Стоит мой домик на самом берегу Индигирки — единственное, говорят, летом сухое место здесь. В нем есть и уют, и удобство. Конечно, есть в нем и темные стороны: его трудно согреть как следует, и редко температура в нем поднимается выше 10 градусов. Ничего, я одет тепло. А вот за ночь, когда погаснет печка, все кругом, увы, застывает: замерзают чернила в чернильнице, вода в чайнике и умывальнике, и я танцую по утрам, пока не растоплю печки».

Русское Устье времен Зензинова «считалось еще большим. Другие селения, разбросанные по рекам, были в 2–3 «дыма». Оно было в стороне от каких-либо дорог, только два раза в году туда приезжали якутские купцы — на весну и на Рождество. Они привозили с собой кое-какой необходимый товар, в обмен получали белых песцов.
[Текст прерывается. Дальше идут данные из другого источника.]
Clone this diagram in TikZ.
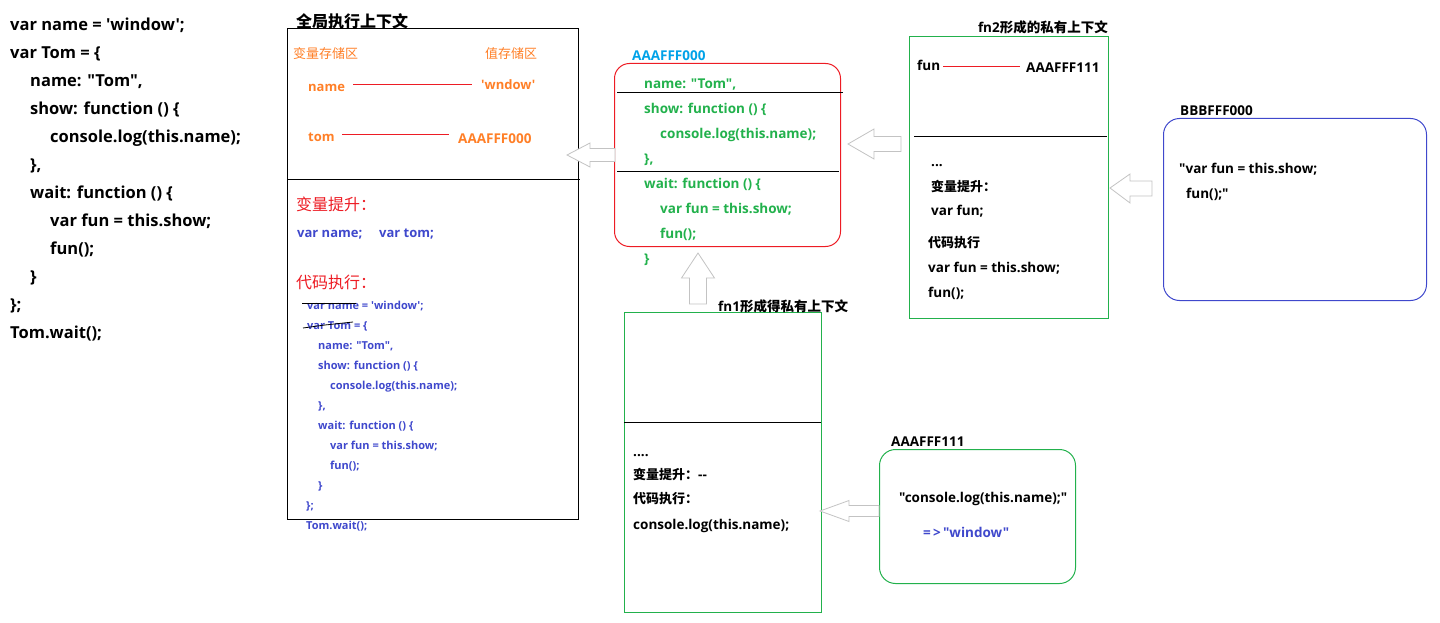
\documentclass[tikz,border=0pt]{standalone}
\usepackage{fontspec}
\setmainfont{Open Sans}[Ligatures=TeXOff]
\newfontfamily\cjk{Noto Sans CJK SC}
\definecolor{pgreen}{HTML}{22B14C}
\definecolor{pred}{HTML}{ED1C24}
\definecolor{porange}{HTML}{FF7F27}
\definecolor{pblue}{HTML}{3F48CC}
\definecolor{psky}{HTML}{00A2E8}
\definecolor{pgray}{HTML}{C3C3C3}
\begin{document}
\begin{tikzpicture}[x=1pt,y=-1pt,
  t/.style={anchor=mid west, inner sep=0pt, yshift=-3pt, font=\bfseries\fontsize{13.5}{16}\selectfont},
  big/.style={t, font=\bfseries\fontsize{16.5}{19}\selectfont},
  small/.style={t, font=\bfseries\fontsize{11}{13}\selectfont, text=pblue},
  head/.style={t, font=\cjk\fontsize{16}{19}\selectfont},
  cjkb/.style={t, font=\cjk\bfseries\fontsize{13}{15}\selectfont},
  box/.style={draw, line width=1pt, anchor=north west, inner sep=0pt},
  hollow/.style={draw=pgray, fill=white, line width=0.8pt, line join=miter},
  link/.style={draw=pred, line width=1pt}]
\useasboundingbox (0,0) rectangle (1440,623);

% ---------- left code ----------
\node[big] (l1)  at (10,25)  {var name = 'window';};
\node[big] (l2)  at (10,53)  {var Tom = \{};
\node[big] (l3)  at (30,81)  {name: "Tom",};
\node[big] (l4)  at (30,109) {show: function () \{};
\node[big] (l5)  at (50,137) {console.log(this.name);};
\node[big] (l6)  at (30,165) {\},};
\node[big] (l7)  at (30,193) {wait: function () \{};
\node[big] (l8)  at (50,221) {var fun = this.show;};
\node[big] (l9)  at (50,249) {fun();};
\node[big] (l10) at (30,277) {\}};
\node[big] (l11) at (10,305) {\};};
\node[big] (l12) at (10,333) {Tom.wait();};

% ---------- global context ----------
\node[box, minimum width=291pt, minimum height=491pt] (glob) at (287,28) {};
\node[head, font=\cjk\bfseries\fontsize{16}{19}\selectfont] (globt) at (296,22) {全局执行上下文};
\draw[line width=1pt] (287,179) -- (580,179);
\node[t, font=\cjk\fontsize{13}{15}\selectfont, text=porange] (vs) at (293,53) {变量存储区};
\node[t, font=\cjk\fontsize{13}{15}\selectfont, text=porange] (zs) at (485,53) {值存储区};
\node[t, text=porange, font=\bfseries\fontsize{13}{15}\selectfont] (gname) at (308,86) {name};
\node[t, text=porange, font=\bfseries\fontsize{13}{15}\selectfont] (gwin) at (481,84) {'wndow'};
\draw[link] (353,85) -- (472,85);
\node[t, text=porange, font=\bfseries\fontsize{13}{15}\selectfont] (gtom) at (308,136) {tom};
\node[t, text=porange] (gaddr) at (458,138) {AAAFFF000};
\draw[link] (342,135) -- (449,135);
\node[head, text=pred] (gh1) at (296,205) {变量提升：};
\node[t, text=pblue, font=\bfseries\fontsize{13}{15}\selectfont] (gv1) at (297,232) {var name;};
\node[t, text=pblue, font=\bfseries\fontsize{13}{15}\selectfont] (gv2) at (379,232) {var tom;};
\node[head, text=pred] (gh2) at (296,283) {代码执行：};
\node[small] (g1)  at (307,304) {var name = 'window';};
\node[small] (g2)  at (307,324) {var Tom = \{};
\node[small] (g3)  at (318,344) {name: "Tom",};
\node[small] (g4)  at (318,364) {show: function () \{};
\node[small] (g5)  at (330,384) {console.log(this.name);};
\node[small] (g6)  at (318,404) {\},};
\node[small] (g7)  at (318,424) {wait: function () \{};
\node[small] (g8)  at (330,444) {var fun = this.show;};
\node[small] (g9)  at (330,464) {fun();};
\node[small] (g10) at (318,484) {\}};
\node[small] (g11) at (306,504) {\};};
\node[small] (g12) at (306,524) {Tom.wait();};
\draw[line width=0.8pt] (302,303) -- (356,303);
\draw[line width=0.8pt] (303,328) -- (325,325) -- (353,322);

% ---------- heap AAAFFF000 ----------
\node[box, draw=pred, rounded corners=15pt, minimum width=226pt, minimum height=183pt] (heapA) at (614,63) {};
\node[t, text=psky] (heapAl) at (632,55) {AAAFFF000};
\node[t, text=pgreen] (a1) at (644,83)  {name: "Tom",};
\node[t, text=pgreen] (a2) at (644,108) {show: function () \{};
\node[t, text=pgreen] (a3) at (660,133) {console.log(this.name);};
\node[t, text=pgreen] (a4) at (644,158) {\},};
\node[t, text=pgreen] (a5) at (644,183) {wait: function () \{};
\node[t, text=pgreen] (a6) at (660,208) {var fun = this.show;};
\node[t, text=pgreen] (a7) at (660,233) {fun();};
\node[t, text=pgreen] (a8) at (644,258) {\}};
\draw[line width=1pt] (617,93) -- (843,93);
\draw[line width=1pt] (617,171) -- (839,171);

% ---------- fn2 context ----------
\node[box, draw=pgreen, minimum width=199pt, minimum height=282pt] (fn2) at (909,36) {};
\node[t, anchor=mid east] (fn2t) at (1108,27) {fn2{\cjk\bfseries 形成的私有上下文}};
\draw[line width=1pt] (914,137) -- (1107,137);
\node[t] (ffun) at (917,65) {fun};
\node[t] (faddr) at (1026,67) {AAAFFF111};
\draw[link] (943,67) -- (1020,67);
\node[t] (f1) at (931,161) {...};
\node[cjkb] (f2) at (931,186) {变量提升：};
\node[t] (f3) at (931,210) {var fun;};
\node[cjkb] (f4) at (928,242) {代码执行};
\node[t] (f5) at (928,267) {var fun = this.show;};
\node[t] (f6) at (928,292) {fun();};

% ---------- heap BBBFFF000 ----------
\node[box, draw=pblue, rounded corners=16pt, minimum width=263pt, minimum height=182pt] (heapB) at (1163,118) {};
\node[t] (heapBl) at (1180,110) {BBBFFF000};
\node[t] (b1) at (1179,168) {"var fun = this.show;};
\node[t] (b2) at (1186,193) {fun();"};

% ---------- fn1 context ----------
\node[box, draw=pgreen, minimum width=197pt, minimum height=300pt] (fn1) at (624,312) {};
\node[t] (fn1t) at (718,306) {fn1{\cjk\bfseries 形成得私有上下文}};
\draw[line width=1pt] (624,422) -- (821,422);
\node[t] (e1) at (633,451) {....};
\node[t] (e2) at (633,474) {{\cjk\bfseries\fontsize{13}{15}\selectfont 变量提升：}--};
\node[cjkb] (e3) at (633,498) {代码执行：};
\node[t] (e4) at (633,524) {console.log(this.name);};

% ---------- heap AAAFFF111 ----------
\node[box, draw=pgreen, rounded corners=16pt, minimum width=196pt, minimum height=134pt] (heapC) at (879,449) {};
\node[t] (heapCl) at (891,441) {AAAFFF111};
\node[t] (c1) at (899,497) {"console.log(this.name);"};
\node[t, text=pblue] (c2) at (923,532) {=\,>\,"window"};

% ---------- hollow arrows ----------
\coordinate (t1) at (567,155);
\draw[hollow] (t1) -- ++(23,-12) -- ++(0,5.5) -- ++(25,0) -- ++(0,13) -- ++(-25,0) -- ++(0,5.5) -- cycle;
\coordinate (t2) at (848,144);
\draw[hollow] (t2) -- ++(26,-15) -- ++(0,7.5) -- ++(27,0) -- ++(0,15) -- ++(-27,0) -- ++(0,7.5) -- cycle;
\coordinate (t3) at (1110,188);
\draw[hollow] (t3) -- ++(20,-14) -- ++(0,7) -- ++(22,0) -- ++(0,15) -- ++(-22,0) -- ++(0,7) -- cycle;
\coordinate (t4) at (698,253);
\draw[hollow] (t4) -- ++(16.5,25) -- ++(-8,0) -- ++(0,26) -- ++(-17,0) -- ++(0,-26) -- ++(-8,0) -- cycle;
\coordinate (t5) at (820,511);
\draw[hollow] (t5) -- ++(29,-10.5) -- ++(0,5) -- ++(30,0) -- ++(0,11) -- ++(-30,0) -- ++(0,5) -- cycle;
\end{tikzpicture}
\end{document}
Сами жители кормятся исключительно рыбой.

Об отдаленности этого селения можно судить по тому, что от Русского Устья до Северного полюса нужно считать не больше 2000 верст, тогда как до Якутска, который нам обычно представляется на Крайнем Севере, было уже 3000 верст. Почты туда не было никакой, и я получал из дома письма лишь два раза в год и то только благодаря любезности купцов, которые мне их привозили. Письма из дома доходили до меня на 9-й или 10-й месяц. Почты с Русским Устьем не может быть уже по одному тому, что во всей этой окраине нет ни одного грамотного. Вообще трудно себе представить край, более отдаленный и оторванный от человеческой жизни. Сами жители Русского Устья никто дальше 500 верст от него не ездил, никто не был даже в Якутске, а о России слышали только как о какой-то загадочной стране. От Петербурга Русское Устье отстоит на 11000 верст, а от железной дороги — на 6000 верст.
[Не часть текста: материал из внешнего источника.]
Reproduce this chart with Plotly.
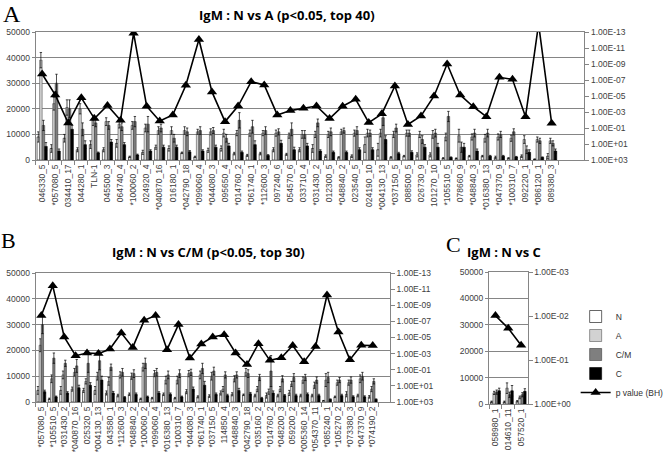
import plotly.graph_objects as go

W, H = 669, 460

# ---------------- Panel A data ----------------
A_labels = ["046330_5", "*057080_5", "034410_17", "044280_1", "TLN-1", "045500_3", "064740_4",
            "*100060_2", "024920_4", "*040870_16", "016180_1", "*042790_18", "*099060_4",
            "*044080_3", "095650_4", "*014760_2", "*061740_1", "*112600_3", "097240_6",
            "054570_6", "033710_4", "*031430_2", "012300_5", "*048840_2", "023540_5",
            "024190_10", "*004130_13", "*037150_5", "088500_5", "026730_9", "101270_10",
            "*105510_5", "078660_9", "*048840_3", "*016380_13", "*047370_9", "*100310_7",
            "092220_1", "*086120_1", "089380_3"]
A_N = [9000, 4500, 8500, 4000, 6000, 4000, 6500, 1200, 3000, 5000, 4500, 2800, 1200, 3800, 4500,
       2500, 1800, 2500, 4000, 2200, 4000, 4500, 1500, 1000, 1500, 6000, 4000, 1000, 1500, 2000,
       2000, 700, 600, 1500, 1500, 1000, 700, 1500, 300, 1500]
A_N_err = [2000, 1500, 1500, 800, 1500, 800, 1500, 300, 800, 800, 1000, 300, 300, 800, 1000, 500,
           400, 500, 800, 400, 800, 1500, 500, 300, 500, 3000, 2500, 300, 300, 800, 800, 200, 200,
           300, 300, 500, 200, 500, 100, 1000]
A_A = [39000, 22000, 20500, 20000, 15500, 15000, 14000, 13500, 12500, 11500, 11500, 11500, 11000,
       11000, 10500, 10500, 10500, 10500, 10500, 9500, 10000, 10000, 10000, 11000, 10500, 10500,
       10500, 10000, 10500, 10000, 10000, 9000, 9500, 9000, 8500, 9000, 8500, 8000, 8000, 7500]
A_A_err = [3000, 2500, 3000, 2000, 2000, 1500, 1500, 1500, 1500, 1500, 1500, 1500, 1000, 1200,
           1500, 1000, 1200, 1000, 1200, 1000, 1500, 1200, 1200, 1000, 1200, 1500, 1500, 1200,
           1200, 1200, 1500, 1500, 2500, 1200, 1500, 1200, 1200, 1500, 1000, 1000]
A_CM = [13500, 30000, 20000, 12000, 14500, 13500, 13000, 15000, 14000, 12500, 8500, 11000, 11500,
        11500, 8500, 15500, 13000, 11500, 11000, 12000, 10000, 14500, 11000, 11500, 11500, 10500,
        16500, 12500, 10500, 8000, 10500, 17000, 5000, 10500, 10500, 10000, 11000, 4000, 7500, 6500]
A_CM_err = [2000, 3500, 3500, 2500, 1500, 1500, 1500, 2000, 3000, 1500, 1500, 1500, 1500, 1200,
            1500, 3000, 2500, 1500, 1200, 2500, 1500, 1500, 1500, 1000, 1500, 1200, 3000, 1500,
            1200, 1500, 1500, 2000, 2000, 1500, 1500, 1200, 1200, 1500, 1000, 1000]
A_C = [5300, 3500, 12000, 6000, 2800, 7000, 6000, 2000, 3500, 5000, 5000, 3200, 3500, 5000, 5500,
       3000, 6000, 1800, 6500, 4000, 5500, 3500, 3000, 3000, 4000, 4000, 8000, 2500, 3000, 5000,
       5000, 1000, 5000, 3500, 1500, 1500, 1200, 3000, 1000, 3500]
A_C_err = [1500, 800, 1500, 1500, 300, 1000, 800, 300, 500, 800, 800, 500, 500, 800, 1000, 500,
           1500, 300, 1200, 1000, 1000, 500, 500, 500, 800, 800, 1500, 500, 600, 1000, 1500, 200,
           1500, 800, 300, 300, 200, 1000, 200, 800]
A_p = [1.8e-8, 7.4e-6, 2.4e-2, 1.7e-5, 6.6e-3, 1.5e-4, 1.1e-2, 1.4e-13, 1.9e-4, 1.3e-2, 2.3e-3,
       4.5e-7, 8.5e-13, 3.1e-6, 1.6e-2, 1.8e-4, 1.6e-7, 4.2e-7, 2.3e-3, 6.7e-4, 3.4e-4, 1.8e-4,
       6.6e-3, 1.9e-4, 2.6e-5, 2.1e-2, 1.7e-3, 5.6e-7, 3.6e-2, 3.1e-3, 1.0e-5, 1.0e-9, 7.4e-6,
       2.2e-4, 3.9e-3, 4.6e-8, 8.3e-8, 3.9e-3, 1.0e-14, 2.6e-2]

# ---------------- Panel B data ----------------
B_labels = ["*057080_5", "*105510_5", "*031430_2", "*040870_16", "025320_5", "*004130_13",
            "043580_1", "*112600_3", "*048840_2", "*100060_2", "*099060_4", "*016380_13",
            "*100310_7", "*044080_3", "*061740_1", "*037150_5", "114850_4", "*048840_3",
            "*042790_18", "*035160_2", "*014760_2", "*048200_3", "059200_2", "*005360_14",
            "*054370_11", "*085240_1", "*105270_2", "*073380_3", "*047370_9", "*074190_2"]
B_N = [4500, 1200, 4500, 5000, 4500, 4500, 3500, 2500, 3000, 1200, 1500, 3000, 1500, 4000, 2000,
       2300, 3500, 3000, 2800, 2500, 2500, 2500, 3500, 2500, 2500, 500, 2000, 3000, 2500, 2000]
B_N_err = [1500, 300, 1500, 800, 800, 1500, 800, 500, 500, 300, 300, 500, 300, 800, 400, 500, 800,
           600, 300, 500, 1000, 500, 1000, 500, 500, 100, 300, 1000, 500, 500]
B_A = [22000, 9000, 10500, 11500, 8000, 10000, 8000, 10500, 10000, 13500, 11000, 8500, 8500, 11000,
       10500, 10000, 5000, 9000, 11500, 5000, 4000, 5000, 7000, 8500, 6500, 8500, 7500, 7500, 9000,
       5000]
B_A_err = [2500, 1500, 1500, 1500, 1000, 1500, 1500, 1200, 1200, 1500, 1200, 1500, 1500, 1200,
           1500, 1500, 1000, 1200, 1500, 1000, 1000, 1000, 1000, 1200, 1200, 2500, 1000, 1000,
           1500, 1000]
B_CM = [30000, 17000, 15000, 14000, 15000, 16000, 13500, 11500, 11000, 15000, 11500, 10500, 11000,
        11500, 13000, 12000, 10500, 10500, 11000, 9500, 12000, 9000, 9500, 9500, 8500, 9500, 8500,
        8500, 10000, 8000]
B_CM_err = [3500, 2000, 1200, 2500, 3500, 3500, 1200, 1500, 1500, 2000, 1500, 1500, 1500, 1200,
            2000, 1500, 1200, 1200, 1500, 1200, 6000, 1200, 1500, 1200, 1200, 2000, 1000, 1200,
            1500, 1000]
B_C = [4000, 2000, 3500, 5500, 6500, 8500, 3500, 1800, 3000, 2000, 3500, 3000, 2000, 5000, 6500,
       3000, 2500, 4500, 3200, 1500, 3500, 2500, 2500, 3000, 2500, 1000, 2500, 2000, 2000, 1000]
B_C_err = [600, 300, 500, 1000, 1000, 1500, 600, 300, 500, 300, 500, 500, 300, 800, 1500, 500, 500,
           800, 500, 300, 800, 400, 500, 500, 500, 200, 500, 400, 400, 200]
B_p = [1.9e-8, 3.7e-12, 8.7e-6, 1.8e-3, 8.3e-4, 1.0e-3, 2.7e-4, 2.8e-6, 1.7e-4, 7.4e-8, 1.9e-8,
       3.2e-4, 2.5e-7, 3.5e-3, 6.3e-5, 8.7e-6, 4.5e-6, 8.3e-4, 2.3e-2, 5.8e-5, 6.8e-3, 3.2e-3,
       1.0e-4, 1.0e-2, 1.3e-4, 5.4e-11, 2.1e-6, 5.6e-3, 9.3e-5, 1.0e-4]

# ---------------- Panel C data ----------------
C_labels = ["058980_1", "014610_11", "057520_1"]
C_N = [800, 800, 1000]
C_N_err = [300, 300, 300]
C_A = [4200, 6000, 2500]
C_A_err = [600, 2000, 500]
C_CM = [4500, 3500, 3500]
C_CM_err = [800, 1000, 800]
C_C = [5000, 5000, 4800]
C_C_err = [1000, 2000, 1000]
C_p = [0.0098, 0.019, 0.046]

# tick labels
left_ticks = [0, 10000, 20000, 30000, 40000, 50000]
AB_p_ticks = [1e3, 1e1, 1e-1, 1e-3, 1e-5, 1e-7, 1e-9, 1e-11, 1e-13]
AB_p_text = ["1.00E+03", "1.00E+01", "1.00E-01", "1.00E-03", "1.00E-05", "1.00E-07",
             "1.00E-09", "1.00E-11", "1.00E-13"]
C_p_ticks = [1, 1e-1, 1e-2, 1e-3]
C_p_text = ["1.00E+00", "1.00E-01", "1.00E-02", "1.00E-03"]

series_names = ["N", "A", "C/M", "C"]
fill = {"N": "#ffffff", "A": "#d2d2d2", "C/M": "#7f7f7f", "C": "#000000"}
edge = {"N": "#000000", "A": "#555555", "C/M": "#3a3a3a", "C": "#000000"}

fig = go.Figure()


def add_panel(labels, vals, errs, pvals, xa, ya, ya2, showlegend):
    for nm in series_names:
        fig.add_trace(go.Bar(
            x=labels, y=vals[nm], name=nm, xaxis=xa, yaxis=ya,
            marker=dict(color=fill[nm], line=dict(color=edge[nm], width=0.6)),
            error_y=dict(type="data", array=errs[nm], symmetric=True, color="#000000",
                         thickness=0.7, width=1.2),
            showlegend=showlegend, legendgroup=nm))
    fig.add_trace(go.Scatter(
        x=labels, y=pvals, name="p value (BH)", xaxis=xa, yaxis=ya2, mode="lines+markers",
        line=dict(color="#000000", width=1.6),
        marker=dict(symbol="triangle-up", size=9, color="#000000"),
        showlegend=showlegend, legendgroup="p"))


add_panel(A_labels, {"N": A_N, "A": A_A, "C/M": A_CM, "C": A_C},
          {"N": A_N_err, "A": A_A_err, "C/M": A_CM_err, "C": A_C_err}, A_p, "x", "y", "y2", True)
add_panel(B_labels, {"N": B_N, "A": B_A, "C/M": B_CM, "C": B_C},
          {"N": B_N_err, "A": B_A_err, "C/M": B_CM_err, "C": B_C_err}, B_p, "x2", "y3", "y4", False)
add_panel(C_labels, {"N": C_N, "A": C_A, "C/M": C_CM, "C": C_C},
          {"N": C_N_err, "A": C_A_err, "C/M": C_CM_err, "C": C_C_err}, C_p, "x3", "y5", "y6", False)

GRID = "#858585"
TXT = "#404040"
FONT = "Liberation Sans"


def dx(a, b):
    return [a / W, b / W]


def dy(top, bottom):
    return [1 - bottom / H, 1 - top / H]


def xaxis(domain, anchor, nslots):
    return dict(domain=domain, anchor=anchor, type="category", range=[-0.5, nslots - 0.5],
                tickangle=-90, tickfont=dict(family=FONT, size=8.5, color=TXT),
                showline=True, linecolor=GRID, linewidth=1, mirror=True,
                ticks="outside", ticklen=4, tickcolor=GRID, tickson="boundaries",
                showgrid=False, zeroline=False, automargin=False)


def yleft(domain, anchor):
    return dict(domain=domain, anchor=anchor, range=[0, 50000], tickvals=left_ticks,
                tickformat="d", showgrid=True, gridcolor=GRID, gridwidth=1,
                showline=True, linecolor=GRID, ticks="outside", ticklen=3, tickcolor=GRID,
                tickfont=dict(family=FONT, size=8.5, color=TXT), zeroline=False,
                automargin=False)


def yright(overlay, anchor, rng, tv, tt):
    return dict(overlaying=overlay, anchor=anchor, side="right", type="log", range=rng,
                tickvals=tv, ticktext=tt, showgrid=False, zeroline=False,
                showline=True, linecolor=GRID, ticks="outside", ticklen=4, tickcolor=GRID,
                tickfont=dict(family=FONT, size=8.5, color=TXT), automargin=False)


fig.update_layout(
    width=W, height=H, margin=dict(l=0, r=0, t=0, b=0),
    paper_bgcolor="#ffffff", plot_bgcolor="#ffffff",
    barmode="group", bargap=0.22, bargroupgap=0.0,
    xaxis=xaxis(dx(37, 607), "y", 42),
    yaxis=yleft(dy(32, 160), "x"),
    yaxis2=yright("y", "x", [3, -13], AB_p_ticks, AB_p_text),
    xaxis2=xaxis(dx(37, 405), "y3", 31),
    yaxis3=yleft(dy(273, 402), "x2"),
    yaxis4=yright("y3", "x2", [3, -13], AB_p_ticks, AB_p_text),
    xaxis3=xaxis(dx(508, 548), "y5", 3),
    yaxis5=yleft(dy(272, 404), "x3"),
    yaxis6=yright("y5", "x3", [0, -3], C_p_ticks, C_p_text),
    showlegend=True,
    legend=dict(x=598 / W, y=1 - 302 / H, xanchor="left", yanchor="top",
                font=dict(family=FONT, size=8.5, color="#303030"), bgcolor="rgba(0,0,0,0)",
                tracegroupgap=0, itemwidth=30),
)

title_font = dict(family="Open Sans", size=13, color="#000000")
annotations = [
    dict(text="<b>IgM : N vs A (p<0.05, top 40)</b>", x=298 / W, y=1 - 15 / H, font=title_font),
    dict(text="<b>IgM : N vs C/M (p<0.05, top 30)</b>", x=217 / W, y=1 - 252 / H, font=title_font),
    dict(text="<b>IgM : N vs C</b>", x=524 / W, y=1 - 252 / H, font=title_font),
    dict(text="A", x=12 / W, y=1 - 14 / H, font=dict(family="Liberation Serif", size=24, color="#000")),
    dict(text="B", x=9 / W, y=1 - 240 / H, font=dict(family="Liberation Serif", size=22, color="#000")),
    dict(text="C", x=471 / W, y=1 - 244 / H, font=dict(family="Liberation Serif", size=22, color="#000")),
]
for a in annotations:
    a.update(xref="paper", yref="paper", showarrow=False, xanchor="center", yanchor="middle")
fig.update_layout(annotations=annotations)

fig.write_html("out.html", config={"displayModeBar": False},
               post_script="document.body.style.margin='0px';document.body.style.overflow='hidden';")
Благодаря такой оторванности население этих мест сохранило совершенно первобытный характер. Я был здесь не только первым политическим ссыльным, но и первым интеллигентным человеком вообще. Поэтому немудрено, что иногда на меня смотрели как на жителя какой-нибудь далекой планеты.

Мне вообще казалось, что я живу среди людей, которые, застыв в своем своеобразном анабиозе, отстали от нашей жизни на несколько сот лет.